India matters more than ever to Apple. The iPhone’s share of the local smartphone market has climbed to 9 percent. That figure stood near 2 percent only five years earlier, according to data cited across multiple reports. Production has scaled rapidly as the company works to reduce reliance on China. Two sleek retail stores now operate in Mumbai and New Delhi. Consumer demand continues to rise in one of the world’s fastest-growing major economies.

Yet size alone doesn’t determine dominance under Indian law. Regulators focus on the iOS app ecosystem where Apple controls distribution end to end. Android devices still command the vast majority of handsets sold in India. Apple has leaned on that reality in its defense. It insists it remains a modest player overall.

The financials now due by late June will give the CCI concrete numbers. Revenue. Profits. Whatever metrics the agency deems relevant for setting a penalty proportional to the Indian business.

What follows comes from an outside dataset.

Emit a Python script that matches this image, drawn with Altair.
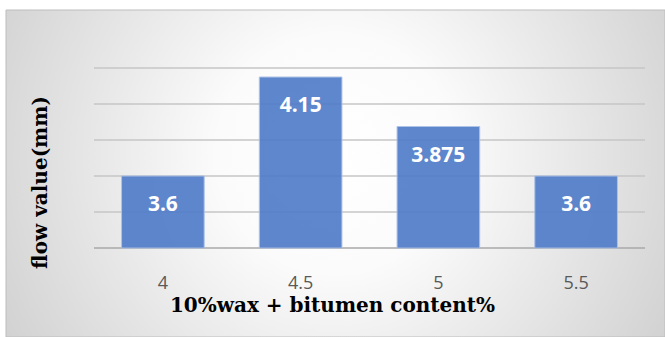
import altair as alt
import pandas as pd

# Flow value by bitumen content (10% wax modified binder)
contents = ["4", "4.5", "5", "5.5"]
flow_values = [3.6, 4.15, 3.875, 3.6]
grid_values = [3.2, 3.4, 3.6, 3.8, 4.0, 4.2]
base_value = 3.2

bars_df = pd.DataFrame({"content": contents, "flow": flow_values})
grid_df = pd.DataFrame({"flow": grid_values})

W, H = 551, 180
PAD_L, PAD_T, PAD_R, PAD_B = 94, 68, 20, 89

y_scale = alt.Scale(domain=[3.2, 4.2], nice=False, zero=False)
x_scale = alt.Scale(paddingInner=0.4, paddingOuter=0.2)

x_axis = alt.Axis(
    title="10%wax + bitumen content%",
    labelAngle=0,
    ticks=False,
    domain=False,
    grid=False,
    zindex=2,
    labelFont="Open Sans",
    labelFontSize=18,
    labelColor="#595959",
    labelPadding=26,
    titleFont="DejaVu Serif",
    titleFontWeight="bold",
    titleFontSize=20,
    titleColor="#000000",
    titleX=238,
    titleY=63,
    titleAlign="center",
    titleBaseline="alphabetic",
)

y_axis = alt.Axis(
    title="flow value(mm)",
    labels=False,
    ticks=False,
    domain=False,
    grid=False,
    zindex=2,
    titleFont="DejaVu Serif",
    titleFontWeight="bold",
    titleFontSize=20,
    titleColor="#000000",
    titleAngle=270,
    titleX=-54,
    titleY=114,
    titleAlign="center",
    titleBaseline="middle",
)

# Soft radial grey panel behind the whole chart
panel = alt.Chart(alt.Data(values=[{}])).mark_rect(
    fill=alt.Gradient(
        gradient="radial",
        stops=[
            alt.GradientStop(offset=0, color="#ffffff"),
            alt.GradientStop(offset=0.25, color="#fbfbfb"),
            alt.GradientStop(offset=1, color="#c2c2c2"),
        ],
        x1=0.5, y1=0.47, r1=0,
        x2=0.5, y2=0.47, r2=0.72,
    ),
    stroke="#bdbdbd",
    strokeWidth=1,
).encode(
    x=alt.value(6 - PAD_L),
    x2=alt.value(665 - PAD_L),
    y=alt.value(10 - PAD_T),
    y2=alt.value(337 - PAD_T),
)

grid = alt.Chart(grid_df).mark_rule(strokeWidth=1.6).encode(
    y=alt.Y("flow:Q", scale=y_scale, axis=y_axis),
    color=alt.condition(alt.datum.flow <= base_value, alt.value("#a9a9a9"), alt.value("#c6c6c6")),
)

bars = alt.Chart(bars_df).mark_bar(
    color="#517dc9", opacity=0.92, stroke="#a8bfe6", strokeWidth=1
).encode(
    x=alt.X("content:N", sort=None, scale=x_scale, axis=x_axis),
    y=alt.Y("flow:Q", scale=y_scale, axis=y_axis),
    y2=alt.datum(base_value),
)

labels = alt.Chart(bars_df).mark_text(
    color="#ffffff",
    font="Open Sans",
    fontWeight="bold",
    fontSize=21,
    baseline="alphabetic",
    dy=35,
).encode(
    x=alt.X("content:N", sort=None, scale=x_scale, axis=x_axis),
    y=alt.Y("flow:Q", scale=y_scale, axis=y_axis),
    text=alt.Text("flow:Q", format=".4~g"),
)

chart = alt.layer(panel, grid, bars, labels).properties(
    width=W,
    height=H,
    background="#ffffff",
    padding={"left": PAD_L, "top": PAD_T, "right": PAD_R, "bottom": PAD_B},
    autosize=alt.AutoSizeParams(type="none"),
).configure_view(stroke=None)

chart.save("out.html", embed_options={"renderer": "svg", "actions": False})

Once submitted the commission can move toward a final decision. Apple will have a chance to file objections. The process could still stretch for months. But the endgame feels nearer.

Observers see broader signals. India’s willingness to press global technology companies has grown. A 2022 case against Google ended with a $113 million fine over similar in-app payment rules. Google denied wrongdoing there too. The pattern suggests regulators intend to enforce competition standards even against firms with limited local market share when their platforms exert outsized influence.

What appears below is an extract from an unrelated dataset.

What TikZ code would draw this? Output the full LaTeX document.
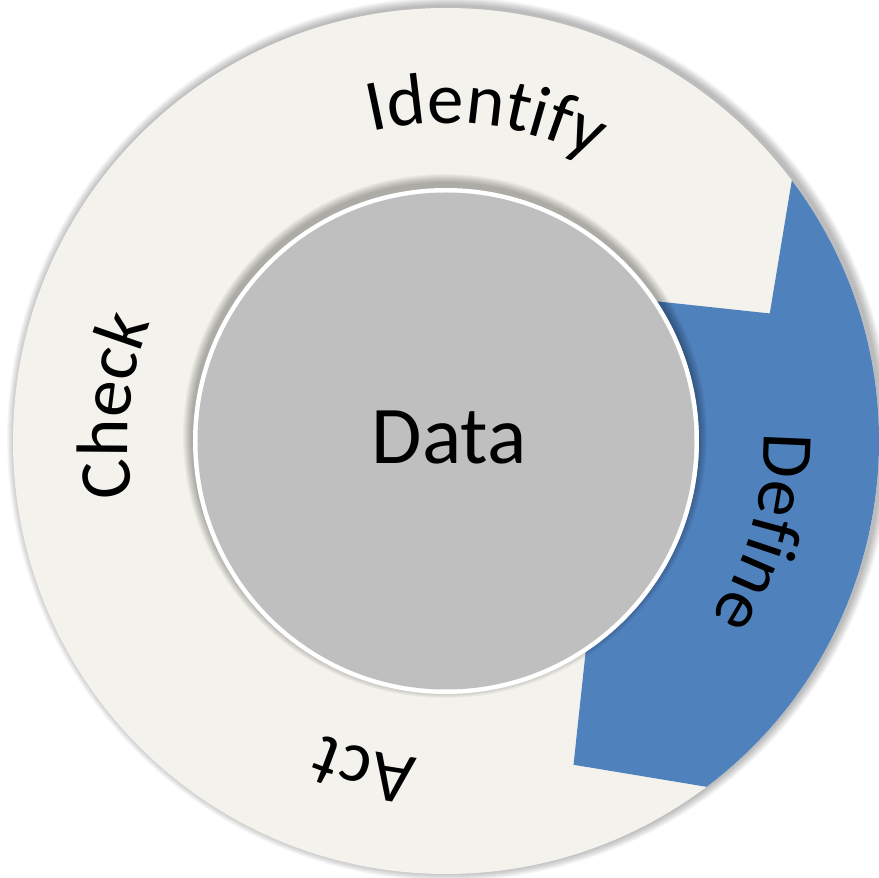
\documentclass[tikz,border=0pt]{standalone}
\usepackage{fontspec}
\setmainfont{Carlito}
\usetikzlibrary{decorations.text}
\definecolor{ringc}{HTML}{F3F2EC}
\definecolor{bluec}{HTML}{4F81BD}
\definecolor{grayc}{HTML}{BFBFBF}
\newcommand\lblfont{\fontsize{73}{73}\selectfont}
\newcommand\datafont{\fontsize{82}{82}\selectfont}
\begin{document}
\begin{tikzpicture}[x=1pt,y=1pt,
  lbl/.style={decorate, decoration={text along path, text align=center, text color=black}},
  shad/.style={fill=black, opacity=0.03}
]
\useasboundingbox (-446,-437) rectangle (433,441);
\fill[white] (-446,-437) rectangle (433,441);
% outer shadow
\foreach \k in {1,...,9} \fill[shad] (3,2) circle[radius=433+\k];
% ring
\fill[ringc] (0,0) circle[radius=433];
% blue segment
\fill[bluec] (37:433) arc[start angle=37, end angle=-53, radius=433]
  -- (-68.5:348) -- (-56.5:253) arc[start angle=-56.5, end angle=33.5, radius=253]
  -- (21.5:348) -- cycle;
% inner shadow
\foreach \k in {1,...,9} \fill[shad, opacity=0.035] (-1,5) circle[radius=253+\k];
% inner circle
\fill[white] (0,0) circle[radius=253];
\fill[grayc] (0,0) circle[radius=248.5];
\node[font=\datafont, inner sep=0] (data) at (3,4) {Data};
% labels
\path[lbl, decoration={text={|\lblfont|Identify}}] (143:318) arc[start angle=143, end angle=23, radius=318];
\path[lbl, decoration={text={|\lblfont|Define}}] (44:318) arc[start angle=44, end angle=-76, radius=318];
\path[lbl, decoration={text={|\lblfont|Act}}] (-44:318) arc[start angle=-44, end angle=-164, radius=318];
\path[lbl, decoration={text={|\lblfont|Check}}] (234:318) arc[start angle=234, end angle=114, radius=318];
\end{tikzpicture}
\end{document}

Apple’s decision to comply rather than risk contempt or an inflated estimate of its Indian revenue reflects calculated pragmatism. Fighting further would have invited more legal costs and regulatory friction in a market it clearly wants to expand. Submitting the data keeps options open. It also buys time to shape the penalty discussion around local figures rather than global ones.

Still the company maintains its broader challenge to the amended penalty law. That separate proceeding continues. Success there could limit exposure across multiple Indian cases. Failure would strengthen the CCI’s hand in this matter and others.

Recent coverage reinforces the development. MacRumors reported the agreement brings the years-long investigation significantly closer to a penalty decision. Discussions on X echoed the news with analysts noting India’s emergence as both a manufacturing hub and a regulatory testing ground for platform rules.

The outcome remains uncertain. Penalties could land in the hundreds of millions or climb far higher depending on how the CCI weighs harm to competition against Apple’s arguments. Either way the case illustrates a larger tension. Technology giants built on closed systems now face governments determined to pry them open in the name of fairness for local developers and consumers.

Apple has navigated similar pressures in Europe under the Digital Markets Act. Fines there have already reached hundreds of millions of euros with more investigations active. India adds another front. And unlike some jurisdictions this one sits at the center of the company’s future growth plans.

So the submission of financials feels less like surrender than strategic adjustment. The numbers will speak. The CCI will calculate. Apple will respond. The final penalty when it arrives will test just how much India is willing to extract from one of the world’s most valuable companies. And how much that company is willing to pay to keep selling iPhones to a billion-plus population.